Tollefson’s mother, Debi, was pregnant with twins, a boy and girl, when her husband, a man with the Norwegian surname Tollefson, divorced her.

“I have my father’s last name, but I never met my father,” Tollefson said. “My grandfather did a lot to raise me, we lived in a house he owned in Concord, Calif. I felt like I owed it to him. I don’t carry his name on my birth certificate, but it’s with me.”

He could have changed his last name but instead is “reinventing it,” with the birth of his son a seminal moment in that process.

“I wasn’t a bastard child but all my friends had dads. I didn’t have a dad,” Tollefson said. “My mother didn’t remarry until I was done with college. Knowing how he treated my mom with his last name and the kind of man he was to leave us, [because] I’m having a kid, I want my son to be proud he has my last name.”

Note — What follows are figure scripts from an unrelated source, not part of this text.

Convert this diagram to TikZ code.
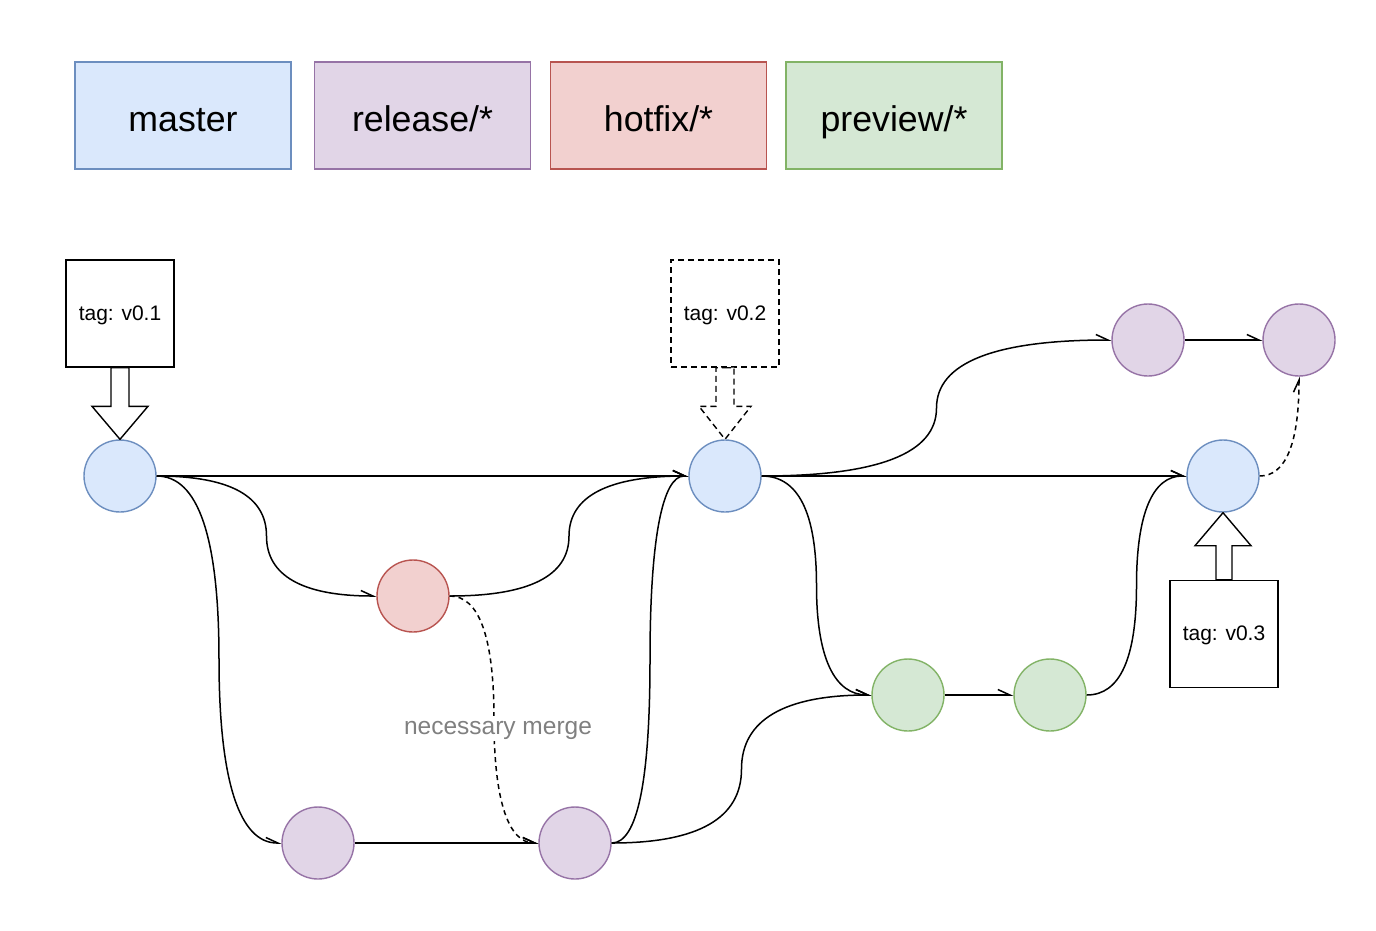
\documentclass[tikz,border=0pt]{standalone}
\usepackage{fontspec}
\setmainfont{Liberation Sans}
\usetikzlibrary{calc,arrows.meta}
\definecolor{masterfill}{HTML}{DAE8FC}
\definecolor{masterline}{HTML}{6C8EBF}
\definecolor{releasefill}{HTML}{E1D5E7}
\definecolor{releaseline}{HTML}{9673A6}
\definecolor{hotfixfill}{HTML}{F2D0CF}
\definecolor{hotfixline}{HTML}{B85450}
\definecolor{previewfill}{HTML}{D5E8D4}
\definecolor{previewline}{HTML}{82B366}
\tikzset{
	commit/.style 2 args={circle,minimum size=72pt,inner sep=0pt,line width=1.4pt,draw=#1,fill=#2},
	legend/.style 2 args={rectangle,minimum width=216pt,minimum height=107pt,line width=1.4pt,draw=#1,fill=#2,text height=36pt,text depth=5pt,font=\fontsize{35.7}{40}\selectfont},
	tagbox/.style={rectangle,draw,line width=1.4pt,minimum width=108pt,minimum height=107pt,text height=16pt,text depth=3pt,font=\fontsize{21}{25}\selectfont},
	tagarrow/.style={draw,fill=white,line width=1.4pt,line join=miter},
	longdash/.style={dash pattern=on 6pt off 4pt},
	flow/.style={line width=1.5pt,-{Straight Barb[harpoon,length=12pt,width=11pt]}},
	merge/.style={flow,dash pattern=on 5pt off 4pt},
	sbend/.style={to path={let \p1=(\tikztostart),\p2=(\tikztotarget),\n1={(\x2-\x1)/2},\n2={(\y2-\y1)/2} in
		.. controls ({\x1+2*\n1/3},\y1) and ({\x1+\n1},{\y1+\n2/3}) .. ({\x1+\n1},{\y1+\n2})
		.. controls ({\x1+\n1},{\y2-\n2/3}) and ({\x2-2*\n1/3},\y2) .. (\tikztotarget) \tikztonodes}}
}
\begin{document}
\begin{tikzpicture}[x=1pt,y=-1pt]
							\useasboundingbox (0,0) rectangle (1376,930);
							% branches
							\node [legend={masterline}{masterfill}] (master) at (183,115.5) {master};
							\node [legend={releaseline}{releasefill}] (release) at (422.5,115.5) {release/*};
							\node [legend={hotfixline}{hotfixfill}] (hotfix) at (658.5,115.5) {hotfix/*};
							\node [legend={previewline}{previewfill}] (preview) at (894,115.5) {preview/*};

							% commits
							\node [commit={masterline}{masterfill}] (M1) at (120,476) {};
							\node [commit={masterline}{masterfill}] (M2) at (725,476) {};
							\node [commit={masterline}{masterfill}] (M3) at (1223,476) {};
							\node [commit={hotfixline}{hotfixfill}] (H1) at (413,596) {};
							\node [commit={releaseline}{releasefill}] (R1) at (318,843) {};
							\node [commit={releaseline}{releasefill}] (R2) at (575,843) {};
							\node [commit={releaseline}{releasefill}] (R3) at (1148,340) {};
							\node [commit={releaseline}{releasefill}] (R4) at (1299,340) {};
							\node [commit={previewline}{previewfill}] (P1) at (908,695) {};
							\node [commit={previewline}{previewfill}] (P2) at (1050,695) {};

							% tags
							\node [tagbox] (T1) at (120,313.5) {tag: v0.1};
							\node [tagbox,longdash] (T2) at (725,313.5) {tag: v0.2};
							\node [tagbox] (T3) at (1224,634) {tag: v0.3};
							\draw [tagarrow] (T1.south) -- ++(9,0) |- ($(M1.north)+(28,-33)$) -- (M1.north) -- ++(-28,-33) -| ($(T1.south)+(-9,0)$) -- cycle;
							\draw [tagarrow,longdash] (T2.south) -- ++(9,0) |- ($(M2.north)+(26,-33)$) -- (M2.north) -- ++(-26,-33) -| ($(T2.south)+(-9,0)$) -- cycle;
							\draw [tagarrow] (T3.north) -- ++(8,0) |- ($(M3.south)+(28,33)$) -- (M3.south) -- ++(-28,33) -| ($(T3.north)+(-8,0)$) -- cycle;

							% history
							\draw [flow] (M1.east) -- (M2.west);
							\draw [flow] (M1.east) to [sbend] (H1.west);
							\draw [flow] (M1.east) to [sbend] (R1.west);
							\draw [flow] (H1.east) to [sbend] (M2.west);
							\draw [merge] (H1.east) to [sbend] (R2.west);
							\draw [flow] (R1.east) -- (R2.west);
							\draw [flow] (R2.east) to [sbend] (M2.west);
							\draw [flow] (R2.east) to [sbend] (P1.west);
							\draw [flow] (M2.east) to [sbend] (P1.west);
							\draw [flow] (M2.east) -- (M3.west);
							\draw [flow] (M2.east) to [sbend] (R3.west);
							\draw [flow] (P1.east) -- (P2.west);
							\draw [flow] (P2.east) to [sbend] (M3.west);
							\draw [flow] (R3.east) -- (R4.west);
							\draw [merge] (M3.east) .. controls ($(M3.east)!2/3!(R4.south |- M3.east)$) and ($(R4.south)!2/3!(R4.south |- M3.east)$) .. (R4.south);
							\node [fill=white,inner sep=1pt,text=gray,text height=18pt,text depth=5pt,font=\fontsize{24.5}{28}\selectfont] (note) at (498,728) {necessary merge};
						\end{tikzpicture}
\end{document}
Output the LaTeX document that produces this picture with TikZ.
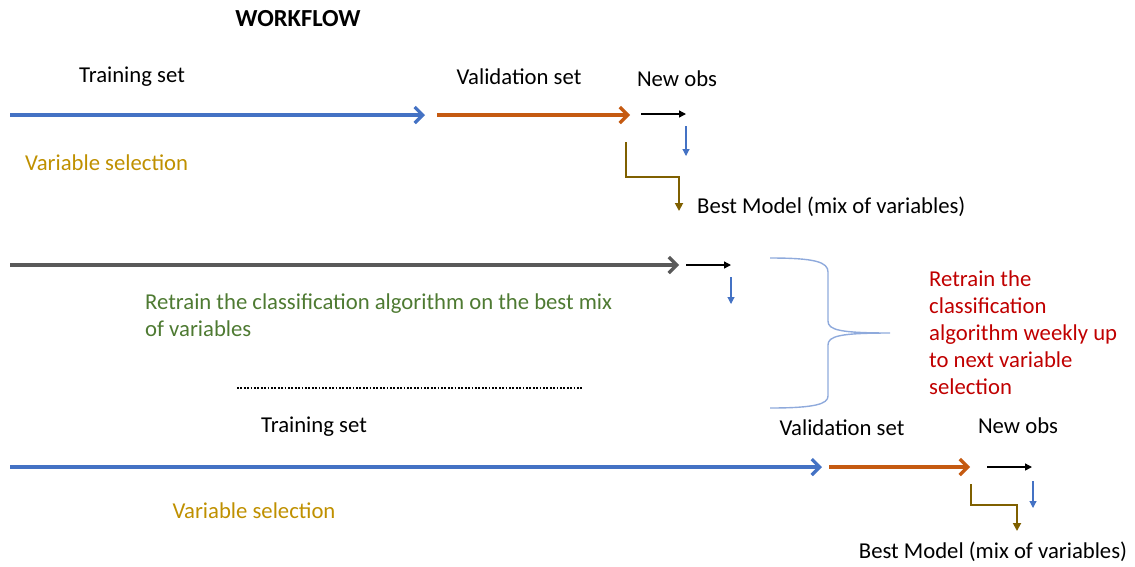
\documentclass[tikz,border=0pt]{standalone}
\usepackage{fontspec}
\setmainfont{Carlito}
\usepackage{xcolor}
\usepackage{tikz}
\usetikzlibrary{arrows.meta}
\definecolor{traincolor}{HTML}{4472C4}
\definecolor{validcolor}{HTML}{C55A11}
\definecolor{bestcolor}{HTML}{7F6000}
\definecolor{selcolor}{HTML}{BF9000}
\definecolor{greencolor}{HTML}{4E7A32}
\definecolor{redcolor}{HTML}{C00000}
\definecolor{graycolor}{HTML}{595959}
\definecolor{bracecolor}{HTML}{8FAADC}

\begin{document}
\begin{tikzpicture}[x=1pt,y=-1pt,font=\fontsize{22.7}{27}\selectfont,
    lbl/.style={inner sep=0pt},
    bigarr/.style={line width=3.2pt,-{Straight Barb[length=8pt,width=16pt]}},
    smallarr/.style={line width=1.4pt,-{Triangle[length=7pt,width=7pt]}},
    downarr/.style={traincolor,line width=1.1pt,-{Triangle[length=7pt,width=7pt]}},
    bestarr/.style={bestcolor,line width=1.8pt,-{Triangle[length=8pt,width=8pt]}}]
    \useasboundingbox (0,0) rectangle (1135,566);

    % headings
    \node[lbl,font=\fontsize{24.5}{27}\selectfont\bfseries] (title) at (298,19) {WORKFLOW};
    \foreach \n/\x/\y/\t in {train1/132/77/Training set,valid1/519/77/Validation set,
                             new1/677/79/New obs,train2/314/427/Training set,
                             valid2/842/428/Validation set,new2/1018/426/New obs} {
      \node[lbl] (\n) at (\x,\y) {\t};
    }

    % first selection
    \coordinate (t1s) at (10,115);  \coordinate (t1e) at (425,115);
    \coordinate (v1s) at (437,115); \coordinate (v1e) at (630,115);
    \coordinate (n1s) at (641,114); \coordinate (n1e) at (686,114);
    \coordinate (d1s) at (686,126); \coordinate (d1e) at (686,156);
    \coordinate (b1s) at (626,142); \coordinate (b1e) at (679,211);
    \draw[bigarr,traincolor] (t1s) -- (t1e);
    \draw[bigarr,validcolor] (v1s) -- (v1e);
    \draw[smallarr] (n1s) -- (n1e);
    \draw[downarr] (d1s) -- (d1e);
    \draw[bestarr] (b1s) -- ++(0,35) -| (b1e);
    \node[lbl,anchor=mid west,text=selcolor] (sel1) at (25,168) {Variable selection};
    \node[lbl,anchor=mid west] (best1) at (697,211) {Best Model (mix of variables)};

    % retrain
    \coordinate (g1s) at (10,265);  \coordinate (g1e) at (679,265);
    \coordinate (n2s) at (686,265); \coordinate (n2e) at (731,265);
    \coordinate (d2s) at (731,277); \coordinate (d2e) at (731,304);
    \draw[bigarr,graycolor] (g1s) -- (g1e);
    \draw[smallarr] (n2s) -- (n2e);
    \draw[downarr] (d2s) -- (d2e);
    \node[lbl,anchor=north west,align=left,text=greencolor] (retrain) at (145,294)
      {Retrain the classification algorithm on the best mix\\of variables};

    \coordinate (dots) at (237,388); \coordinate (dote) at (583,388);
    \draw[line width=2.2pt,dash pattern=on 1.8pt off 1.6pt] (dots) -- (dote);

    % brace
    \coordinate (brt) at (770,258); \coordinate (brb) at (770,408);
    \coordinate (brtip) at (890,333);
    \draw[bracecolor,line width=1.4pt] (brt) .. controls (815,258) and (828,262) .. (828,272)
      -- (828,321) .. controls (828,330) and (840,333) .. (brtip)
      .. controls (840,333) and (828,336) .. (828,345)
      -- (828,396) .. controls (828,404) and (815,408) .. (brb);
    \node[lbl,anchor=north west,align=left,text=redcolor] (weekly) at (929,271)
      {Retrain the\\classification\\algorithm weekly up\\to next variable\\selection};

    % second selection
    \coordinate (t2s) at (10,467);  \coordinate (t2e) at (822,467);
    \coordinate (v2s) at (829,467); \coordinate (v2e) at (970,467);
    \coordinate (n3s) at (987,467); \coordinate (n3e) at (1032,467);
    \coordinate (d3s) at (1033,481); \coordinate (d3e) at (1033,508);
    \coordinate (b2s) at (971,484); \coordinate (b2e) at (1017,531);
    \draw[bigarr,traincolor] (t2s) -- (t2e);
    \draw[bigarr,validcolor] (v2s) -- (v2e);
    \draw[smallarr] (n3s) -- (n3e);
    \draw[downarr] (d3s) -- (d3e);
    \draw[bestarr] (b2s) -- ++(0,21) -| (b2e);
    \node[lbl,text=selcolor] (sel2) at (254,511) {Variable selection};
    \node[lbl] (best2) at (993,552) {Best Model (mix of variables)};
\end{tikzpicture}
\end{document}
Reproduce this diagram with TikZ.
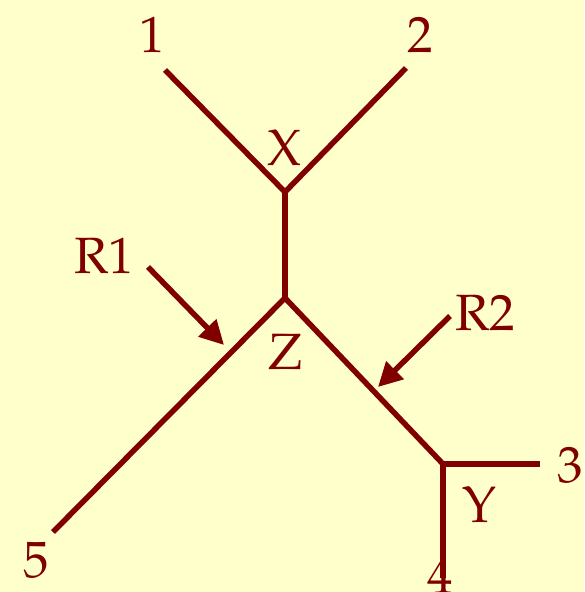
\documentclass[tikz,border=0pt]{standalone}
\usepackage{fontspec}
\setmainfont{TeX Gyre Pagella}
\usetikzlibrary{arrows.meta}
\definecolor{bg}{HTML}{FFFFCC}
\definecolor{ink}{HTML}{800000}
\begin{document}
\begin{tikzpicture}[x=1pt,y=-1pt,
  edge/.style={draw=ink,line width=5.5pt},
  pointer/.style={draw=ink,line width=5.5pt,-{Triangle[length=24pt,width=24pt]}},
  lbl/.style={text=ink,font=\fontsize{51}{55}\selectfont,inner sep=0pt}]
\fill[bg] (0,0) rectangle (584,592);
\useasboundingbox (0,0) rectangle (584,592);
\coordinate (l1) at (165,70);
\coordinate (l2) at (406,68);
\coordinate (X) at (285,192);
\coordinate (Z) at (285,298);
\coordinate (l5) at (53,532);
\coordinate (Y) at (443,464);
\coordinate (l3) at (540,464);
\coordinate (l4) at (443,578);
\draw[edge,line join=miter] (l1) -- (X) -- (l2);
\draw[edge] (X) -- (Z);
\draw[edge] (l5) -- (Z) -- (Y);
\draw[edge,line join=miter] (l4) -- (Y) -- (l3);
\coordinate (r1s) at (148,267);
\coordinate (r1e) at (224,345);
\coordinate (r2s) at (450,316);
\coordinate (r2e) at (378,387);
\draw[pointer] (r1s) -- (r1e);
\draw[pointer] (r2s) -- (r2e);
\node[lbl] (t1) at (152,35) {1};
\node[lbl] (t2) at (420,35) {2};
\node[lbl] (tX) at (285,148) {X};
\node[lbl] (tR1) at (104,256) {R1};
\node[lbl] (tZ) at (286,352) {Z};
\node[lbl] (tR2) at (485,313) {R2};
\node[lbl] (t3) at (570,465) {3};
\node[lbl] (tY) at (480,505) {Y};
\node[lbl] (t5) at (36,560) {5};
\node[lbl] (t4) at (440,576) {4};
\end{tikzpicture}
\end{document}
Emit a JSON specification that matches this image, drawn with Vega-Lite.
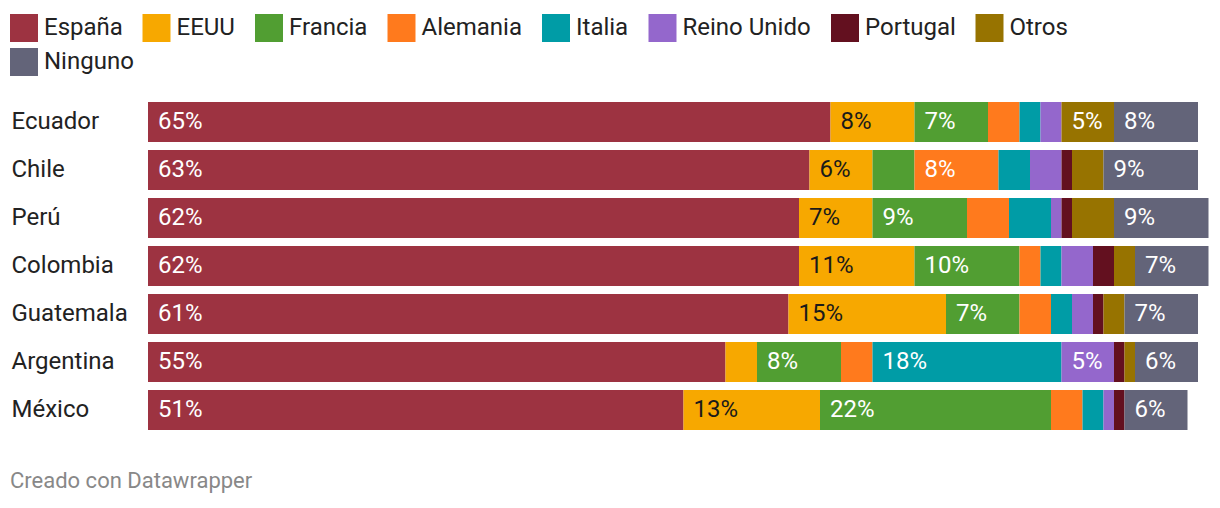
{
  "$schema": "https://vega.github.io/schema/vega-lite/v6.json",
  "autosize": {"type": "none"},
  "width": 1050,
  "height": 336,
  "padding": {"left": 148, "top": 98, "right": 22, "bottom": 74},
  "background": "white",
  "title": {
    "text": "Creado con Datawrapper",
    "orient": "bottom",
    "anchor": "start",
    "frame": "group",
    "dx": -138,
    "offset": 37,
    "fontSize": 22,
    "font": "Roboto",
    "fontWeight": "normal",
    "color": "#888888"
  },
  "data": {
    "values": [
      {"country": "Ecuador", "cat": "España", "value": 65},
      {"country": "Ecuador", "cat": "EEUU", "value": 8},
      {"country": "Ecuador", "cat": "Francia", "value": 7},
      {"country": "Ecuador", "cat": "Alemania", "value": 3},
      {"country": "Ecuador", "cat": "Italia", "value": 2},
      {"country": "Ecuador", "cat": "Reino Unido", "value": 2},
      {"country": "Ecuador", "cat": "Otros", "value": 5},
      {"country": "Ecuador", "cat": "Ninguno", "value": 8},
      {"country": "Chile", "cat": "España", "value": 63},
      {"country": "Chile", "cat": "EEUU", "value": 6},
      {"country": "Chile", "cat": "Francia", "value": 4},
      {"country": "Chile", "cat": "Alemania", "value": 8},
      {"country": "Chile", "cat": "Italia", "value": 3},
      {"country": "Chile", "cat": "Reino Unido", "value": 3},
      {"country": "Chile", "cat": "Portugal", "value": 1},
      {"country": "Chile", "cat": "Otros", "value": 3},
      {"country": "Chile", "cat": "Ninguno", "value": 9},
      {"country": "Perú", "cat": "España", "value": 62},
      {"country": "Perú", "cat": "EEUU", "value": 7},
      {"country": "Perú", "cat": "Francia", "value": 9},
      {"country": "Perú", "cat": "Alemania", "value": 4},
      {"country": "Perú", "cat": "Italia", "value": 4},
      {"country": "Perú", "cat": "Reino Unido", "value": 1},
      {"country": "Perú", "cat": "Portugal", "value": 1},
      {"country": "Perú", "cat": "Otros", "value": 4},
      {"country": "Perú", "cat": "Ninguno", "value": 9},
      {"country": "Colombia", "cat": "España", "value": 62},
      {"country": "Colombia", "cat": "EEUU", "value": 11},
      {"country": "Colombia", "cat": "Francia", "value": 10},
      {"country": "Colombia", "cat": "Alemania", "value": 2},
      {"country": "Colombia", "cat": "Italia", "value": 2},
      {"country": "Colombia", "cat": "Reino Unido", "value": 3},
      {"country": "Colombia", "cat": "Portugal", "value": 2},
      {"country": "Colombia", "cat": "Otros", "value": 2},
      {"country": "Colombia", "cat": "Ninguno", "value": 7},
      {"country": "Guatemala", "cat": "España", "value": 61},
      {"country": "Guatemala", "cat": "EEUU", "value": 15},
      {"country": "Guatemala", "cat": "Francia", "value": 7},
      {"country": "Guatemala", "cat": "Alemania", "value": 3},
      {"country": "Guatemala", "cat": "Italia", "value": 2},
      {"country": "Guatemala", "cat": "Reino Unido", "value": 2},
      {"country": "Guatemala", "cat": "Portugal", "value": 1},
      {"country": "Guatemala", "cat": "Otros", "value": 2},
      {"country": "Guatemala", "cat": "Ninguno", "value": 7},
      {"country": "Argentina", "cat": "España", "value": 55},
      {"country": "Argentina", "cat": "EEUU", "value": 3},
      {"country": "Argentina", "cat": "Francia", "value": 8},
      {"country": "Argentina", "cat": "Alemania", "value": 3},
      {"country": "Argentina", "cat": "Italia", "value": 18},
      {"country": "Argentina", "cat": "Reino Unido", "value": 5},
      {"country": "Argentina", "cat": "Portugal", "value": 1},
      {"country": "Argentina", "cat": "Otros", "value": 1},
      {"country": "Argentina", "cat": "Ninguno", "value": 6},
      {"country": "México", "cat": "España", "value": 51},
      {"country": "México", "cat": "EEUU", "value": 13},
      {"country": "México", "cat": "Francia", "value": 22},
      {"country": "México", "cat": "Alemania", "value": 3},
      {"country": "México", "cat": "Italia", "value": 2},
      {"country": "México", "cat": "Reino Unido", "value": 1},
      {"country": "México", "cat": "Portugal", "value": 1},
      {"country": "México", "cat": "Ninguno", "value": 6}
    ]
  },
  "transform": [
    {"calculate": "indexof(['España','EEUU','Francia','Alemania','Italia','Reino Unido','Portugal','Otros','Ninguno'], datum.cat)", "as": "ord"},
    {"calculate": "datum.value + '%'", "as": "label"},
    {"stack": "value", "groupby": ["country"], "sort": [{"field": "ord", "order": "ascending"}], "as": ["x0", "x1"]}
  ],
  "encoding": {
    "y": {
      "field": "country",
      "type": "nominal",
      "sort": ["Ecuador", "Chile", "Perú", "Colombia", "Guatemala", "Argentina", "México"],
      "scale": {"paddingInner": 0.1667, "paddingOuter": 0.0833},
      "axis": {
        "title": null,
        "domain": false,
        "ticks": false,
        "tickSize": 0,
        "labelAlign": "left",
        "labelPadding": 137,
        "labelFontSize": 24,
        "labelFont": "Roboto",
        "labelColor": "#222222",
        "labelLimit": 200
      }
    }
  },
  "layer": [
    {
      "transform": [{"filter": "datum.cat !== 'Ninguno'"}],
      "mark": {"type": "bar", "cornerRadius": 0},
      "encoding": {
        "x": {"field": "x0", "type": "quantitative", "scale": {"domain": [0, 100], "nice": false}, "axis": null},
        "x2": {"field": "x1"},
        "color": {
          "field": "cat",
          "type": "nominal",
          "scale": {
            "domain": ["España", "EEUU", "Francia", "Alemania", "Italia", "Reino Unido", "Portugal", "Otros"],
            "range": ["#9d3341", "#f7a800", "#519e32", "#ff7a1d", "#009ca6", "#9467cc", "#63101f", "#977300"]
          },
          "legend": {
            "title": null,
            "orient": "none",
            "legendX": -138,
            "legendY": -84,
            "direction": "horizontal",
            "symbolType": "square",
            "symbolSize": 784,
            "symbolStrokeWidth": 0,
            "symbolOpacity": 1,
            "labelFontSize": 24,
            "labelFont": "Roboto",
            "labelColor": "#222222",
            "labelOffset": 6,
            "columnPadding": 19.5,
            "padding": 0,
            "labelLimit": 300
          }
        }
      }
    },
    {
      "transform": [{"filter": "datum.cat === 'Ninguno'"}],
      "mark": {"type": "bar", "cornerRadius": 0},
      "encoding": {
        "x": {"field": "x0", "type": "quantitative"},
        "x2": {"field": "x1"},
        "fill": {
          "field": "cat",
          "type": "nominal",
          "scale": {"domain": ["Ninguno"], "range": ["#636479"]},
          "legend": {
            "title": null,
            "orient": "none",
            "legendX": -138,
            "legendY": -50,
            "direction": "horizontal",
            "symbolType": "square",
            "symbolSize": 784,
            "symbolStrokeWidth": 0,
            "symbolOpacity": 1,
            "labelFontSize": 24,
            "labelFont": "Roboto",
            "labelColor": "#222222",
            "labelOffset": 6,
            "padding": 0,
            "labelLimit": 300
          }
        }
      }
    },
    {
      "transform": [{"filter": "datum.value >= 5"}],
      "mark": {"type": "text", "align": "left", "baseline": "middle", "dx": 10, "fontSize": 24, "font": "Roboto"},
      "encoding": {
        "x": {"field": "x0", "type": "quantitative"},
        "text": {"field": "label"},
        "color": {"condition": {"test": "datum.cat === 'EEUU'", "value": "#1a1a1a"}, "value": "#ffffff"}
      }
    }
  ],
  "config": {"view": {"stroke": null}}
}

Saying he has Viking heritage, Tollefson, 26, plays with a passion, looking for something to conquer. He nearly won a national championship at Northwest Missouri State and was a 2006 seventh-round draft pick of the Packers. He spent time on the practice squad in Green Bay and with the Raiders. The Giants signed him last October.

Strahan’s absence means there’s a need for a new member of the defensive end rotation. The Giants signed Renaldo Wynn, entering his 12th NFL season, to help, but that doesn’t mean Tollefson isn’t in the plans.

“He has tremendous energy and great desire to be a very good football player,” Coughlin said. “He is smart and he works hard. He has a football mentality. He has a lot of plusses.”

He also is the proud owner of a Super Bowl ring. He played in all four postseason games, and against the Buccaneers he threw Jeff Garcia to the ground just as the ball was released. The next week, as Tony Romo was attempting to bring the Cowboys back and avoid a Texas-sized upset, Strahan slightly tweaked a groin muscle in the final two minutes and waved Tollefson onto the field. He buzzed around Romo and the Giants held on.

“I got a guy like Osi Umenyiora to watch, a proven finisher,” Tollefson said. “I’m trying to get my game up to where I can finish. I don’t want to be an ‘almost’ guy any more.”